1) No trecho de O caminho de Ida citado anteriormente, o narrador de Piglia, Emilio Renzi, está conversando com sua vizinha, uma professora aposentada de literatura russa, Nina Andropova. Segundo ela, há uma tendência nos escritores russos, "de Gógol a Dostoiévski e Soljenítsin", "a pregar e entrar em divagações religiosas", pois a língua "os leva a essas profundezas", e completa: "em russo, não existiam termos para a tipologia dos pensamentos e sentimentos ocidentais. Tudo é passional e extremo. Não se pode dizer boa tarde sem que pareça uma ameaça. Por isso é tão difícil traduzir do russo, e Nabokov se perdeu num atoleiro na sua catastrófica tradução de Púchkin. (...) Impossível!
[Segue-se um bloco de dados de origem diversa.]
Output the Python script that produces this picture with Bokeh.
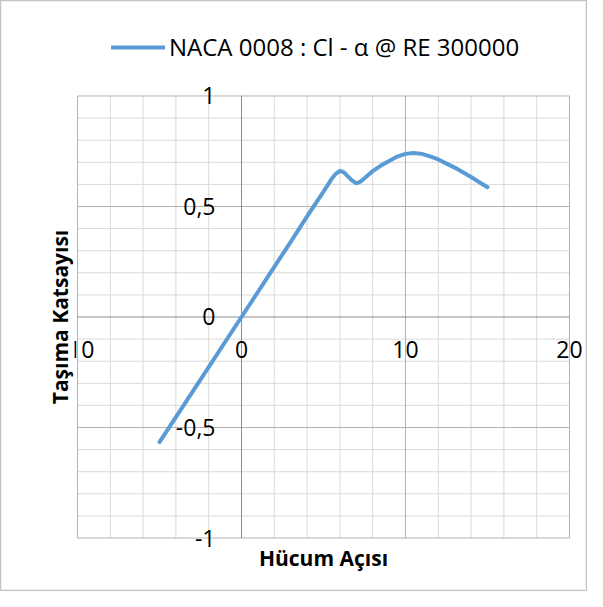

É preciso ler russo para ouvir essa misteriosa música mística".
2) Piglia, é claro, toma cuidado para marcar tudo isso como a posição pessoal de uma personagem - além disso, estamos no contexto de uma conversa entre vizinhos, com os excessos e exageros do diálogo (essa entidade chamada "O Russo", essa estranheza que são os "Sentimentos Ocidentais"). Se em seguida Nina fala de Chklóvski e da ostranenie, é impossível não recordar, com base em seus próprios exemplos - Gógol, Dostoiévski, Púchkin -, a presença concomitante de Bakhtin nesse contexto, que vai defender não a unidade do russo (ou do que quer que seja), "passional e extremo", mas sua pluralidade (o que pode haver de coeso ou puro em Gógol, argumenta Bakhtin, com seu folclore ucraniano, sua vivência italiana e sua vontade férrea de mirar o trágico e invariavelmente acertar o cômico?).
3) Every human tongue challenges reality in its own unique manner; There are as many constellations of futurity, of hope, of religious projection as there are optative and counterfactual verb forms, escreve George Steiner em My unwritten books (New Directions, 2014, p. 65), retomando uma ideia que já havia exposto em After Babel (1975). Tanto em Nina quanto em Steiner nota-se certa irredutibilidade simbólica travestida de multiplicidade que Hegel já anunciava (ao falar de Sófocles, Édipo e do enigma da Esfinge):
O que ilumina a consciência é a claridade que provém do seu conteúdo concreto através de uma forma que só a ele pertence, que só existe para ser sua expressão, para só a ele dar evidência, excluindo a de qualquer outro conteúdo. (O Belo na Arte, trad. Orlando Vitorino e Álvaro Ribeiro, WMF Martins Fontes, 2009, p. 403).